3 The Court is cognizant of Defendants’ position that applying Rule 15 instead of Colo. Rev. Stat. § 13-21-102(1.5)(a) would prejudice them and may result in forum shopping in the future, but they have not provided any authority suggesting that this Court may deviate from what it believes is Berk’s clear mandate and the consequences inherent therein. Rule 15(a)(2) states that “[t]he court should freely give leave [to amend] when justice so requires.” “[T]his mandate is to be heeded.” Foman v. Davis, 371 U.S. 178, 182 (1962). In other words, “[i]f the underlying facts or circumstances relied upon by a [litigant] may be a proper subject of relief, he ought to be afforded an opportunity to test his claim
on the merits.” Id. Denying leave to amend is generally justified only on “a showing of undue delay, undue prejudice to the opposing party, bad faith or dilatory motive, failure to cure deficiencies by amendments previously allowed, or futility of amendment.” Frank v. U.S. West, Inc., 3 F.3d 1357, 1365 (10th Cir. 1993). III. Analysis The Bluffs Defendants make no Rule 15 arguments in their briefing, notwithstanding the Court’s prior practice of addressing both Rule 15 and § 13-21- 102(1.5)(a) in earlier rulings on this issue. See Bluffs Defs.’ Response [#48]; Bluffs Defs.’ Suppl.
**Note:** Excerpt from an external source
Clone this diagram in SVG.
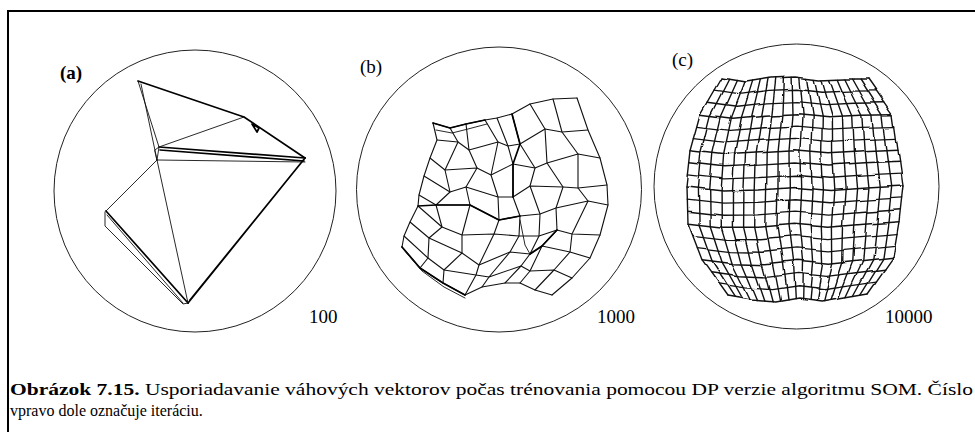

Brief [#62]; see also Hubchik, 2024 WL 4653176, at *6. During oral arguments, the Bluffs Defendants invoked Rule 11, which states that an attorney, by signing a pleading
or other paper, certifies that the factual contentions they present have “evidentiary support” or “will likely have evidentiary support after a reasonable opportunity for further investigation or discovery.” FED. R. CIV. P. 11(b)(3). But the Bluffs Defendants have not moved for sanctions. “And to use Rule 11 as a freewheeling license to weigh evidence on the allegations of a proposed amended complaint would run afoul of the principle that the futility of a motion to amend is judged by ‘the sufficiency of the allegations within the four corners of the complaint after taking those allegations as true.’” McCormick, 2026 WL 1213398, at *3 (quoting Atl. Richfield Co. v. NL Indus., Inc., No. 20-cv-00234-RMR- KLM, 2022 WL 986124, at *2 (D. Colo. Apr. 1, 2022), report and recommendation adopted, 2022 WL 2292848 (D. Colo. May 2, 2022)). Defendant Ambipar, for its part, rests only on a futility argument, asserting that Plaintiff’s claim for punitive damages is not plausible. See Response [#44]; Def. Ambipar’s
Suppl. Brief [#61]. However, courts in this District often prefer to address futility of amendment on a Rule 12(b)(6) motion rather than on a motion for leave to amend. Retzolff v. Jacobs Ent., Inc., No. 24-cv-03538-PAB-KAS, 2026 WL 21233, at *5 (D. Colo. Jan. 4, 2026). The Court finds this consideration especially weighty here, where the briefing on Rule 8 plausibility was relatively succinct in comparison to the larger issue before the parties and the Court. And even if the Court were inclined to take up the futility challenge at this juncture, the Court notes that Defendant Ambipar appeared to assume in its Response brief that Plaintiff is asserting a claim of fraudulent concealment. See Response [#44] at 5. But Plaintiff disclaimed any intention to assert such a claim during the April 8, 2026 Motion
Hearing. Instead, Plaintiff maintained its intent to assert only claims of negligence, trespass, and unjust enrichment against Defendant Ambipar. Plaintiff grounded its punitive damages theory not on fraud, but on attendant circumstances of willful and wanton conduct. See § 12-31-102(1)(a). In sum, the Court finds that Plaintiff has readily cleared the relevant Rule 15 threshold, and Defendants have offered little rebuttal that persuades the Court otherwise. IV. Conclusion Based on the foregoing, IT IS HEREBY ORDERED that the Motion [#41] is GRANTED. IT IS FURTHER ORDERED that Plaintiff shall file a clean copy of the First Amended Complaint documenting the dismissal of Claim 4 and the addition of its punitive damages claim no later than June 25, 2026.